— start of Material —
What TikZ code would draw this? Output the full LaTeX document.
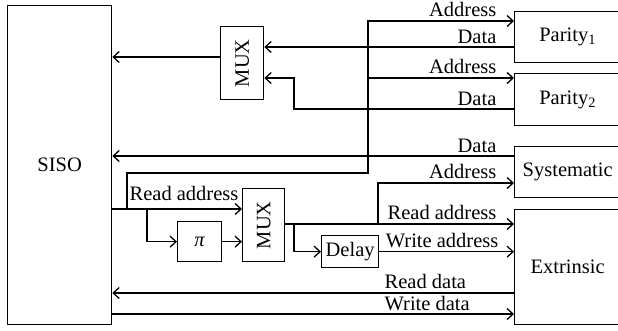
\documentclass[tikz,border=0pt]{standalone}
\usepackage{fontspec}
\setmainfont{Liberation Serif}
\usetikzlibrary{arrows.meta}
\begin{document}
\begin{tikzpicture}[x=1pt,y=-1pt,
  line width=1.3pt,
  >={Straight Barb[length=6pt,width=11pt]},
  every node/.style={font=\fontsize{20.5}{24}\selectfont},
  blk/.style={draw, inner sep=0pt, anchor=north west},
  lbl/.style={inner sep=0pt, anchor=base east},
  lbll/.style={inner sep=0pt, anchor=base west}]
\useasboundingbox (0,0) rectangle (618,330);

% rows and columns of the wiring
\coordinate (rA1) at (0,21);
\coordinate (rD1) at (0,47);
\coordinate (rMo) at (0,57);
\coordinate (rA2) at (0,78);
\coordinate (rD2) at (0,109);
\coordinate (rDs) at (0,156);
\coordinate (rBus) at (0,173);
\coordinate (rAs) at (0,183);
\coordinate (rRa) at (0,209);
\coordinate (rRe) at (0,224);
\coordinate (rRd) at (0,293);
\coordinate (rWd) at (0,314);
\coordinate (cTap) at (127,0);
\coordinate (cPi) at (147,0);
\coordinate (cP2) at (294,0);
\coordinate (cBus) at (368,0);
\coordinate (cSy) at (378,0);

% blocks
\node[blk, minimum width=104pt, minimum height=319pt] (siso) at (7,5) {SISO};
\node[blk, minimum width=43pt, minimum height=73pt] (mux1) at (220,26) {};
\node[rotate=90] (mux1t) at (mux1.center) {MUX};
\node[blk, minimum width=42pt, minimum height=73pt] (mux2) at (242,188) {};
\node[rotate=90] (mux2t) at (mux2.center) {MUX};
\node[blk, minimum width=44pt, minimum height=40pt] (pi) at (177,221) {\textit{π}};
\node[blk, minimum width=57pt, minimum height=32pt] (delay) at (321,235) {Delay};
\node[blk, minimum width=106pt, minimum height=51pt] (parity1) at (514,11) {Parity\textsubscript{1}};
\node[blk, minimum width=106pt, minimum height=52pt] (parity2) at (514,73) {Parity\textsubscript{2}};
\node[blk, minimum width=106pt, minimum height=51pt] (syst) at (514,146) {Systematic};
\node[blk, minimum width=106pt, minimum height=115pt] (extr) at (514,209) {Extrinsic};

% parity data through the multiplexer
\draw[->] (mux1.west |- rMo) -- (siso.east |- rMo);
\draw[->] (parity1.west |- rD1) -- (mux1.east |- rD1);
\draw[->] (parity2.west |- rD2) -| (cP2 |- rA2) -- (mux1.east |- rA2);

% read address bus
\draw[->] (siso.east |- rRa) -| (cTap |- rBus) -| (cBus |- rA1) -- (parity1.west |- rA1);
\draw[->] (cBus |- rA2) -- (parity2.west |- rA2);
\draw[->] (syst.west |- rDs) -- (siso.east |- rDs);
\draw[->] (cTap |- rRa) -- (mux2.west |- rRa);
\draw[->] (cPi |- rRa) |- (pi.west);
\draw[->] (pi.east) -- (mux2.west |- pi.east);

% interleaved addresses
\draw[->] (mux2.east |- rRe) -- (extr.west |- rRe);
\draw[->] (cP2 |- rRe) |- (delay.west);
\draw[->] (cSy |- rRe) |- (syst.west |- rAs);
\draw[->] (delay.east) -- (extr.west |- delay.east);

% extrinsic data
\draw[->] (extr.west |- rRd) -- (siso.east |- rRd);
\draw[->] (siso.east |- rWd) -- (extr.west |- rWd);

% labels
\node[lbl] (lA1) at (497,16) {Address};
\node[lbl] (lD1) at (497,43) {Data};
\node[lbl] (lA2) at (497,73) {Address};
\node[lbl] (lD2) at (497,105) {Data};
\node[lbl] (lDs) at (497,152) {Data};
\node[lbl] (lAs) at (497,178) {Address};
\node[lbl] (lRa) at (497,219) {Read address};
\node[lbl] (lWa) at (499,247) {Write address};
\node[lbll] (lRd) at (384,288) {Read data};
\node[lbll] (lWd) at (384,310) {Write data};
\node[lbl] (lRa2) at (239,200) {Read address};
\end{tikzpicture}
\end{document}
— end of Material —
:: Given task ::
Repeat, with no pictures, each line from the beginning of the data through the line containing "(cSy) at (378,0);", inclusive.

:: Response to the exercise ::
What TikZ code would draw this? Output the full LaTeX document.
\documentclass[tikz,border=0pt]{standalone}
\usepackage{fontspec}
\setmainfont{Liberation Serif}
\usetikzlibrary{arrows.meta}
\begin{document}
\begin{tikzpicture}[x=1pt,y=-1pt,
  line width=1.3pt,
  >={Straight Barb[length=6pt,width=11pt]},
  every node/.style={font=\fontsize{20.5}{24}\selectfont},
  blk/.style={draw, inner sep=0pt, anchor=north west},
  lbl/.style={inner sep=0pt, anchor=base east},
  lbll/.style={inner sep=0pt, anchor=base west}]
\useasboundingbox (0,0) rectangle (618,330);

% rows and columns of the wiring
\coordinate (rA1) at (0,21);
\coordinate (rD1) at (0,47);
\coordinate (rMo) at (0,57);
\coordinate (rA2) at (0,78);
\coordinate (rD2) at (0,109);
\coordinate (rDs) at (0,156);
\coordinate (rBus) at (0,173);
\coordinate (rAs) at (0,183);
\coordinate (rRa) at (0,209);
\coordinate (rRe) at (0,224);
\coordinate (rRd) at (0,293);
\coordinate (rWd) at (0,314);
\coordinate (cTap) at (127,0);
\coordinate (cPi) at (147,0);
\coordinate (cP2) at (294,0);
\coordinate (cBus) at (368,0);
\coordinate (cSy) at (378,0);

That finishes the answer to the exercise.